Do not repeat pictures. Repeat exactly the lines of the listing below from its first line through the line with "const noteLines = ['Все".
[Start]
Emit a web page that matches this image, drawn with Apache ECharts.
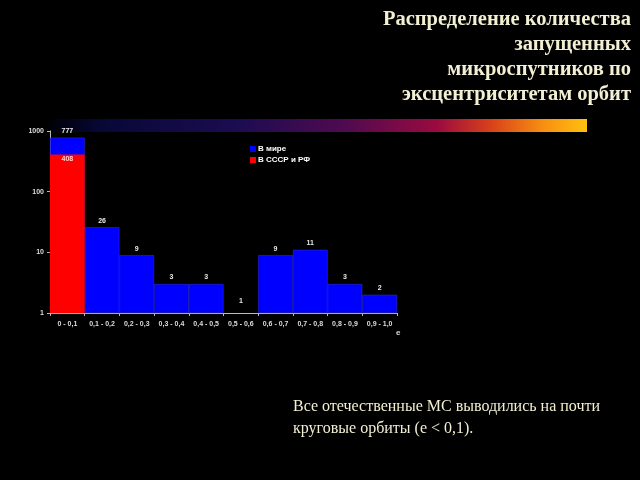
<!DOCTYPE html>
<html><head><meta charset="utf-8">
<script src="https://cdn.jsdelivr.net/npm/echarts@6/dist/echarts.min.js"></script>
<style>html,body{margin:0;padding:0;background:#000;}#c{width:640px;height:480px;}</style>
</head><body><div id="c"></div>
<script>
const categories = ['0 - 0,1','0,1 - 0,2','0,2 - 0,3','0,3 - 0,4','0,4 - 0,5','0,5 - 0,6','0,6 - 0,7','0,7 - 0,8','0,8 - 0,9','0,9 - 1,0'];
const worldValues = [777, 26, 9, 3, 3, 1, 9, 11, 3, 2];
const ussrValues = [408, null, null, null, null, null, null, null, null, null];
const titleLines = ['Распределение количества','запущенных','микроспутников по','эксцентриситетам орбит'];
const noteLines = ['Все отечественные МС выводились на почти','круговые орбиты (е < 0,1).'];

const chart = echarts.init(document.getElementById('c'), null, {renderer:'canvas'});
const graphics = [];
titleLines.forEach((t,i)=>{
  graphics.push({type:'text', right:9, top:9+i*25, style:{text:t, fill:'#f2efd2', font:'bold 20.5px "Liberation Serif", "DejaVu Serif", serif', textAlign:'right'}});
});
noteLines.forEach((t,i)=>{
  graphics.push({type:'text', left:293, top:399+i*22, style:{text:t, fill:'#f2efd2', font:'16px "Liberation Serif", "DejaVu Serif", serif'}});
});
graphics.push({type:'rect', shape:{x:50,y:119,width:537,height:13}, style:{fill:new echarts.graphic.LinearGradient(0,0,1,0,[
  {offset:0,color:'#000008'},{offset:0.1,color:'#080838'},{offset:0.35,color:'#1c0c50'},{offset:0.55,color:'#500a50'},{offset:0.72,color:'#9a0a40'},{offset:0.82,color:'#d8401a'},{offset:0.92,color:'#f89010'},{offset:1,color:'#ffc010'}])}, z:0});
graphics.push({type:'text', left:396, top:329, style:{text:'e', fill:'#dddddd', font:'bold 8px Arial, "Liberation Sans", sans-serif'}});

const worldData = worldValues.map(v => v === 1 ? {value:v, label:{distance:8}, itemStyle:{borderWidth:0}} : v);

chart.setOption({
  backgroundColor:'#000',
  animation:false,
  graphic:graphics,
  grid:{left:50, right:243, top:131, bottom:167, containLabel:false},
  legend:{orient:'vertical', left:245, top:140, itemWidth:6, itemHeight:6, itemGap:3, icon:'rect',
    itemStyle:{borderWidth:0},
    textStyle:{color:'#ffffff', fontSize:8, fontWeight:'bold', fontFamily:'Arial, "Liberation Sans", sans-serif', padding:[0,0,0,-3]},
    data:['В мире','В СССР и РФ']},
  xAxis:{type:'category', data:categories, boundaryGap:true,
    axisLine:{lineStyle:{color:'#bbbbbb', width:1}},
    axisTick:{show:true, alignWithLabel:false, length:3, lineStyle:{color:'#bbbbbb'}},
    axisLabel:{color:'#dddddd', fontSize:7, fontWeight:'bold', fontFamily:'Arial, "Liberation Sans", sans-serif', interval:0, margin:8}},
  yAxis:{type:'log', logBase:10, min:1, max:1000,
    axisLine:{show:true, lineStyle:{color:'#bbbbbb', width:1}},
    axisTick:{show:true, length:3, lineStyle:{color:'#bbbbbb'}},
    splitLine:{show:false},
    axisLabel:{color:'#dddddd', fontSize:7, fontWeight:'bold', fontFamily:'Arial, "Liberation Sans", sans-serif', margin:6,
      formatter:v => String(Math.round(v))}},
  series:[
    {name:'В мире', type:'bar', data:worldData, barCategoryGap:'0%', barGap:'-100%',
      itemStyle:{color:'#0000ff', borderColor:'#2a2ad0', borderWidth:0.6},
      label:{show:true, position:'top', distance:3, color:'#e8e8e8', fontSize:7, fontWeight:'bold', fontFamily:'Arial, "Liberation Sans", sans-serif'}, z:2},
    {name:'В СССР и РФ', type:'bar', data:ussrValues, barCategoryGap:'0%', barGap:'-100%',
      itemStyle:{color:'#ff0000'},
      label:{show:true, position:'insideTop', distance:1, color:'#ffd8d8', fontSize:7, fontWeight:'bold', fontFamily:'Arial, "Liberation Sans", sans-serif'}, z:3}
  ]
});
</script></body></html>
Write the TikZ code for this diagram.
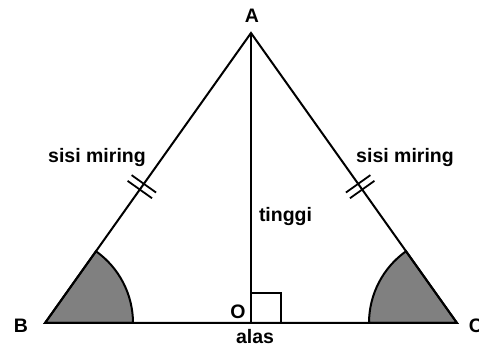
[End]
(THE COMPLETED TASK):
Emit a web page that matches this image, drawn with Apache ECharts.
<!DOCTYPE html>
<html><head><meta charset="utf-8">
<script src="https://cdn.jsdelivr.net/npm/echarts@6/dist/echarts.min.js"></script>
<style>html,body{margin:0;padding:0;background:#000;}#c{width:640px;height:480px;}</style>
</head><body><div id="c"></div>
<script>
const categories = ['0 - 0,1','0,1 - 0,2','0,2 - 0,3','0,3 - 0,4','0,4 - 0,5','0,5 - 0,6','0,6 - 0,7','0,7 - 0,8','0,8 - 0,9','0,9 - 1,0'];
const worldValues = [777, 26, 9, 3, 3, 1, 9, 11, 3, 2];
const ussrValues = [408, null, null, null, null, null, null, null, null, null];
const titleLines = ['Распределение количества','запущенных','микроспутников по','эксцентриситетам орбит'];
const noteLines = ['Все отечественные МС выводились на почти','круговые орбиты (е < 0,1).'];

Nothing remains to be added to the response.